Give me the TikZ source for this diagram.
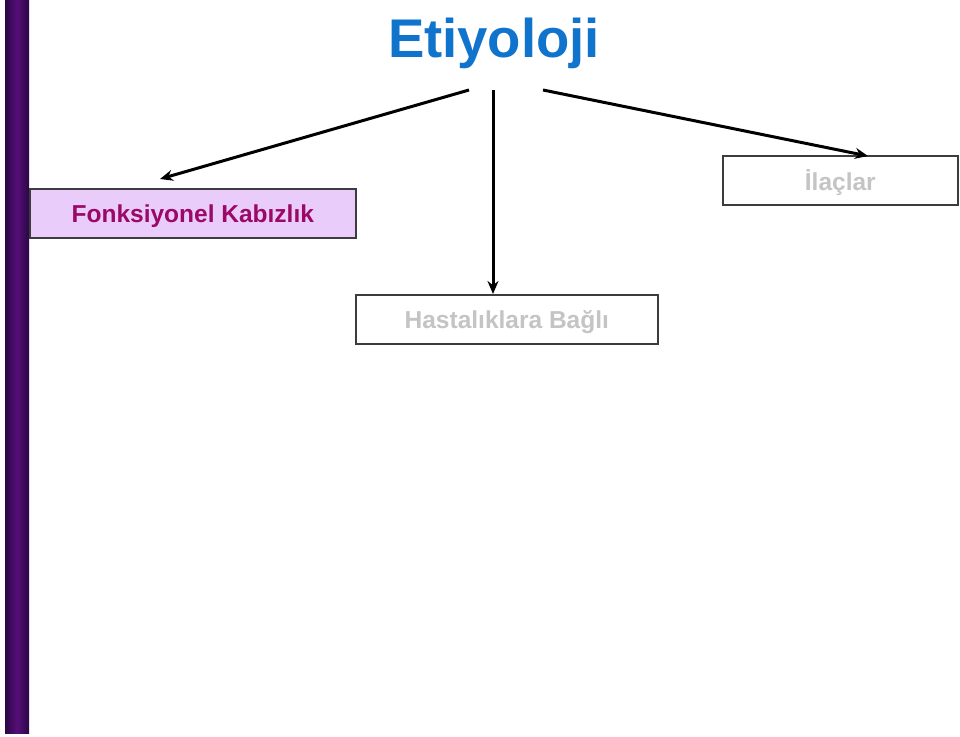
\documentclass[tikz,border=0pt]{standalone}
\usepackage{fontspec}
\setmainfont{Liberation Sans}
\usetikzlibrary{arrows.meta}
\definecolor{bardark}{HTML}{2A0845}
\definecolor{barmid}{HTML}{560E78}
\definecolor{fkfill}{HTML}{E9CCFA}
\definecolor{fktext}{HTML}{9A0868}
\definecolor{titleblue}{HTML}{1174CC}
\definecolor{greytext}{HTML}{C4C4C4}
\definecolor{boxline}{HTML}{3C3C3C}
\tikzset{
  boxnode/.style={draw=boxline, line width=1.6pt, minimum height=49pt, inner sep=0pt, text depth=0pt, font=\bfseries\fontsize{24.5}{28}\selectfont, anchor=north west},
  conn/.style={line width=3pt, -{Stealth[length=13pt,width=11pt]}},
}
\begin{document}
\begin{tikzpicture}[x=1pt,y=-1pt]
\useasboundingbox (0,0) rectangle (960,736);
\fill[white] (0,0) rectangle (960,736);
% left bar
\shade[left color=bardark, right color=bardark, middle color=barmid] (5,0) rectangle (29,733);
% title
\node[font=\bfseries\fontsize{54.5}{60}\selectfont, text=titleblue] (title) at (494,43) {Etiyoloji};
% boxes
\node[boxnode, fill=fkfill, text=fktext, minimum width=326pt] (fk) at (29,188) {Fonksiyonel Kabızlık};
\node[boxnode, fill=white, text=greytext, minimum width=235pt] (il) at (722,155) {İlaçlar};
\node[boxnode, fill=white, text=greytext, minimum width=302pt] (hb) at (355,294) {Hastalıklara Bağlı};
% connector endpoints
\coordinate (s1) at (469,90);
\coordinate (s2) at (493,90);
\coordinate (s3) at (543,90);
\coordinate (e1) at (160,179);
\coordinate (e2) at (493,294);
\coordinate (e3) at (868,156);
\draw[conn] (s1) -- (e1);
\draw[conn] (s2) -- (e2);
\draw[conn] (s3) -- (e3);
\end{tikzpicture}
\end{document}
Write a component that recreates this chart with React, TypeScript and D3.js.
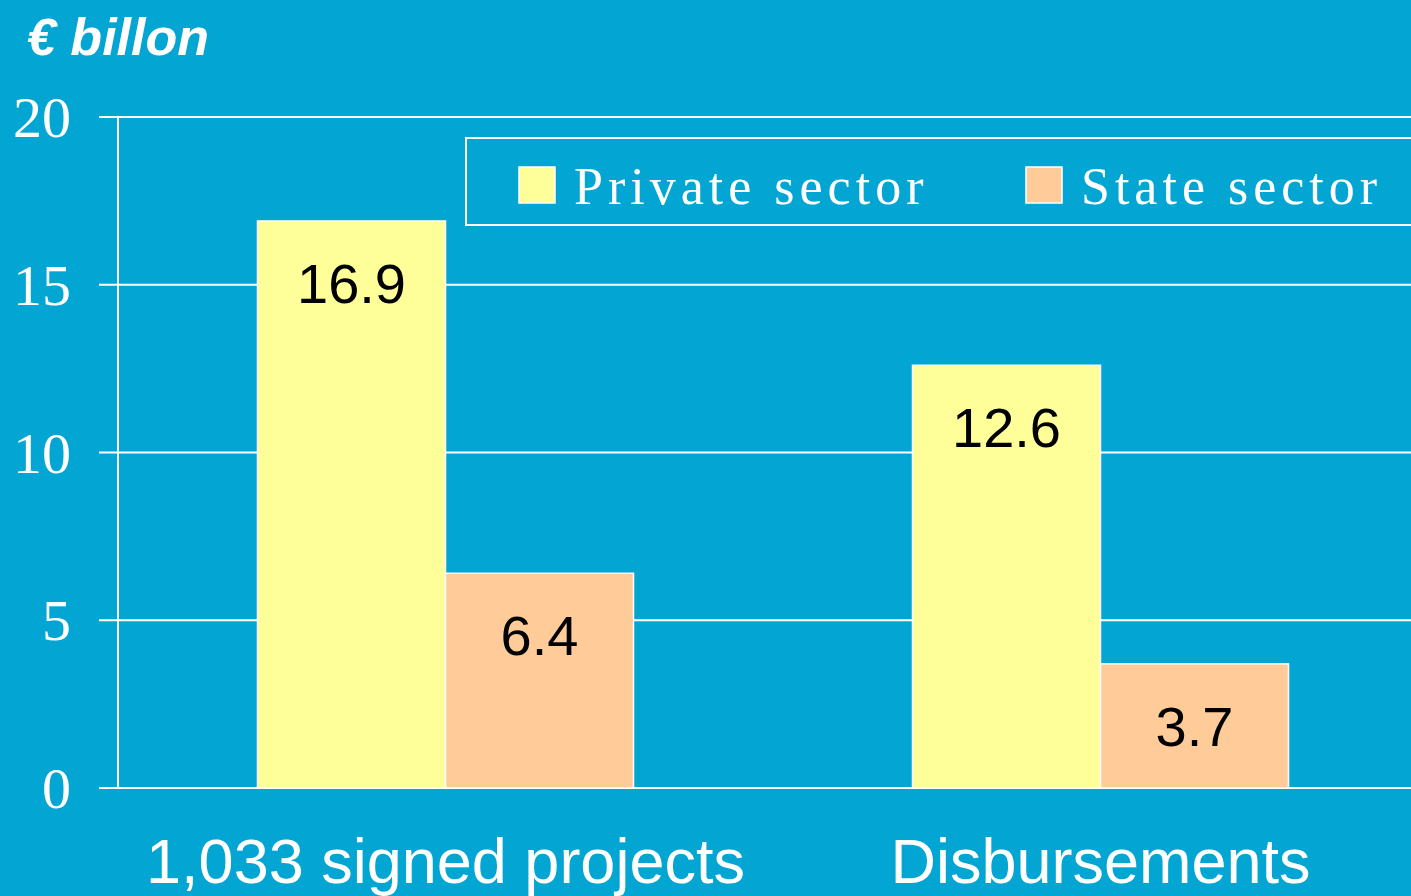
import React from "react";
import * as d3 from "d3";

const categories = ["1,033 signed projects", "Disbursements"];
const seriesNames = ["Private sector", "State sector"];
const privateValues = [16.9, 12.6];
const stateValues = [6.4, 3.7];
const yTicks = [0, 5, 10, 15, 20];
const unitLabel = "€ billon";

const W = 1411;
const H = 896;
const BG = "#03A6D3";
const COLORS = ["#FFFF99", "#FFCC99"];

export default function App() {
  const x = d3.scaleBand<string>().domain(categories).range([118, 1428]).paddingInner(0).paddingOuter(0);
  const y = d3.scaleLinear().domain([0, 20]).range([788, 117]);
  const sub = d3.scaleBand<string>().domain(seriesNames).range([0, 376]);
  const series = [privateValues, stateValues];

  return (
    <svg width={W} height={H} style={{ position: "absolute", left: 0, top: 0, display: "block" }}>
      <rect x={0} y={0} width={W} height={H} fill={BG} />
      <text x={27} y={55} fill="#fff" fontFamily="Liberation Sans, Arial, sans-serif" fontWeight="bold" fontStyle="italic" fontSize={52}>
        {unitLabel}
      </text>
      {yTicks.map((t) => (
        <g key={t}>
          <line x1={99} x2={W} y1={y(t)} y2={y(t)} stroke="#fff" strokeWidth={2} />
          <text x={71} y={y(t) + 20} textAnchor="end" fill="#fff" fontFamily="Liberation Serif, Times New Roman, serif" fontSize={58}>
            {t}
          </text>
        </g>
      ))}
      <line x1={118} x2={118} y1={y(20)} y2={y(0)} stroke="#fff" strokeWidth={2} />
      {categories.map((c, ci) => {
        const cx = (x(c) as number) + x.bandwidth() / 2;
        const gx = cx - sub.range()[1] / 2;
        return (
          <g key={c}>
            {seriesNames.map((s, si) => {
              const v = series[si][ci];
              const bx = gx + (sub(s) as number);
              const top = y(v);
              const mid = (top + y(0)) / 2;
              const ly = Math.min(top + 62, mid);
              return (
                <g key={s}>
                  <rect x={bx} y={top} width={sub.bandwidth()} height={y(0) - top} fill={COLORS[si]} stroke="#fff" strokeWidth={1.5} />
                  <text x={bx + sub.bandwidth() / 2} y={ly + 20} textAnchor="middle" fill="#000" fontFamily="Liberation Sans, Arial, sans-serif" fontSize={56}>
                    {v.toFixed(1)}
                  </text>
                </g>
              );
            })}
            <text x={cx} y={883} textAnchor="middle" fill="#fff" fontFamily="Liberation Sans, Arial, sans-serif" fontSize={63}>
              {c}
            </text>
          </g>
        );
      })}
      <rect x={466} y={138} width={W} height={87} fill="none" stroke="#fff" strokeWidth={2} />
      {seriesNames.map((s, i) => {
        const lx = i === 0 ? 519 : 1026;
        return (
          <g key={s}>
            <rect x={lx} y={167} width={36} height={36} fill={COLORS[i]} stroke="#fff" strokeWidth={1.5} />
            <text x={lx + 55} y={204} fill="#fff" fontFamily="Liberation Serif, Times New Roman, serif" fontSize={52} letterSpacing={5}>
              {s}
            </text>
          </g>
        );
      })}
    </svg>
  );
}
_____
• _Written request_
Retype every record above exactly as written, but leave out the pictures.

• _Task output_
Give me the TikZ source for this diagram.
\documentclass[tikz,border=0pt]{standalone}
\usepackage{fontspec}
\setmainfont{Liberation Sans}
\usetikzlibrary{arrows.meta}
\definecolor{bardark}{HTML}{2A0845}
\definecolor{barmid}{HTML}{560E78}
\definecolor{fkfill}{HTML}{E9CCFA}
\definecolor{fktext}{HTML}{9A0868}
\definecolor{titleblue}{HTML}{1174CC}
\definecolor{greytext}{HTML}{C4C4C4}
\definecolor{boxline}{HTML}{3C3C3C}
\tikzset{
  boxnode/.style={draw=boxline, line width=1.6pt, minimum height=49pt, inner sep=0pt, text depth=0pt, font=\bfseries\fontsize{24.5}{28}\selectfont, anchor=north west},
  conn/.style={line width=3pt, -{Stealth[length=13pt,width=11pt]}},
}
\begin{document}
\begin{tikzpicture}[x=1pt,y=-1pt]
\useasboundingbox (0,0) rectangle (960,736);
\fill[white] (0,0) rectangle (960,736);
% left bar
\shade[left color=bardark, right color=bardark, middle color=barmid] (5,0) rectangle (29,733);
% title
\node[font=\bfseries\fontsize{54.5}{60}\selectfont, text=titleblue] (title) at (494,43) {Etiyoloji};
% boxes
\node[boxnode, fill=fkfill, text=fktext, minimum width=326pt] (fk) at (29,188) {Fonksiyonel Kabızlık};
\node[boxnode, fill=white, text=greytext, minimum width=235pt] (il) at (722,155) {İlaçlar};
\node[boxnode, fill=white, text=greytext, minimum width=302pt] (hb) at (355,294) {Hastalıklara Bağlı};
% connector endpoints
\coordinate (s1) at (469,90);
\coordinate (s2) at (493,90);
\coordinate (s3) at (543,90);
\coordinate (e1) at (160,179);
\coordinate (e2) at (493,294);
\coordinate (e3) at (868,156);
\draw[conn] (s1) -- (e1);
\draw[conn] (s2) -- (e2);
\draw[conn] (s3) -- (e3);
\end{tikzpicture}
\end{document}
Write a component that recreates this chart with React, TypeScript and D3.js.
import React from "react";
import * as d3 from "d3";

const categories = ["1,033 signed projects", "Disbursements"];
const seriesNames = ["Private sector", "State sector"];
const privateValues = [16.9, 12.6];
const stateValues = [6.4, 3.7];
const yTicks = [0, 5, 10, 15, 20];
const unitLabel = "€ billon";

const W = 1411;
const H = 896;
const BG = "#03A6D3";
const COLORS = ["#FFFF99", "#FFCC99"];

export default function App() {
  const x = d3.scaleBand<string>().domain(categories).range([118, 1428]).paddingInner(0).paddingOuter(0);
  const y = d3.scaleLinear().domain([0, 20]).range([788, 117]);
  const sub = d3.scaleBand<string>().domain(seriesNames).range([0, 376]);
  const series = [privateValues, stateValues];

  return (
    <svg width={W} height={H} style={{ position: "absolute", left: 0, top: 0, display: "block" }}>
      <rect x={0} y={0} width={W} height={H} fill={BG} />
      <text x={27} y={55} fill="#fff" fontFamily="Liberation Sans, Arial, sans-serif" fontWeight="bold" fontStyle="italic" fontSize={52}>
        {unitLabel}
      </text>
      {yTicks.map((t) => (
        <g key={t}>
          <line x1={99} x2={W} y1={y(t)} y2={y(t)} stroke="#fff" strokeWidth={2} />
          <text x={71} y={y(t) + 20} textAnchor="end" fill="#fff" fontFamily="Liberation Serif, Times New Roman, serif" fontSize={58}>
            {t}
          </text>
        </g>
      ))}
      <line x1={118} x2={118} y1={y(20)} y2={y(0)} stroke="#fff" strokeWidth={2} />
      {categories.map((c, ci) => {
        const cx = (x(c) as number) + x.bandwidth() / 2;
        const gx = cx - sub.range()[1] / 2;
        return (
          <g key={c}>
            {seriesNames.map((s, si) => {
              const v = series[si][ci];
              const bx = gx + (sub(s) as number);
              const top = y(v);
              const mid = (top + y(0)) / 2;
              const ly = Math.min(top + 62, mid);
              return (
                <g key={s}>
                  <rect x={bx} y={top} width={sub.bandwidth()} height={y(0) - top} fill={COLORS[si]} stroke="#fff" strokeWidth={1.5} />
                  <text x={bx + sub.bandwidth() / 2} y={ly + 20} textAnchor="middle" fill="#000" fontFamily="Liberation Sans, Arial, sans-serif" fontSize={56}>
                    {v.toFixed(1)}
                  </text>
                </g>
              );
            })}
            <text x={cx} y={883} textAnchor="middle" fill="#fff" fontFamily="Liberation Sans, Arial, sans-serif" fontSize={63}>
              {c}
            </text>
          </g>
        );
      })}
      <rect x={466} y={138} width={W} height={87} fill="none" stroke="#fff" strokeWidth={2} />
      {seriesNames.map((s, i) => {
        const lx = i === 0 ? 519 : 1026;
        return (
          <g key={s}>
            <rect x={lx} y={167} width={36} height={36} fill={COLORS[i]} stroke="#fff" strokeWidth={1.5} />
            <text x={lx + 55} y={204} fill="#fff" fontFamily="Liberation Serif, Times New Roman, serif" fontSize={52} letterSpacing={5}>
              {s}
            </text>
          </g>
        );
      })}
    </svg>
  );
}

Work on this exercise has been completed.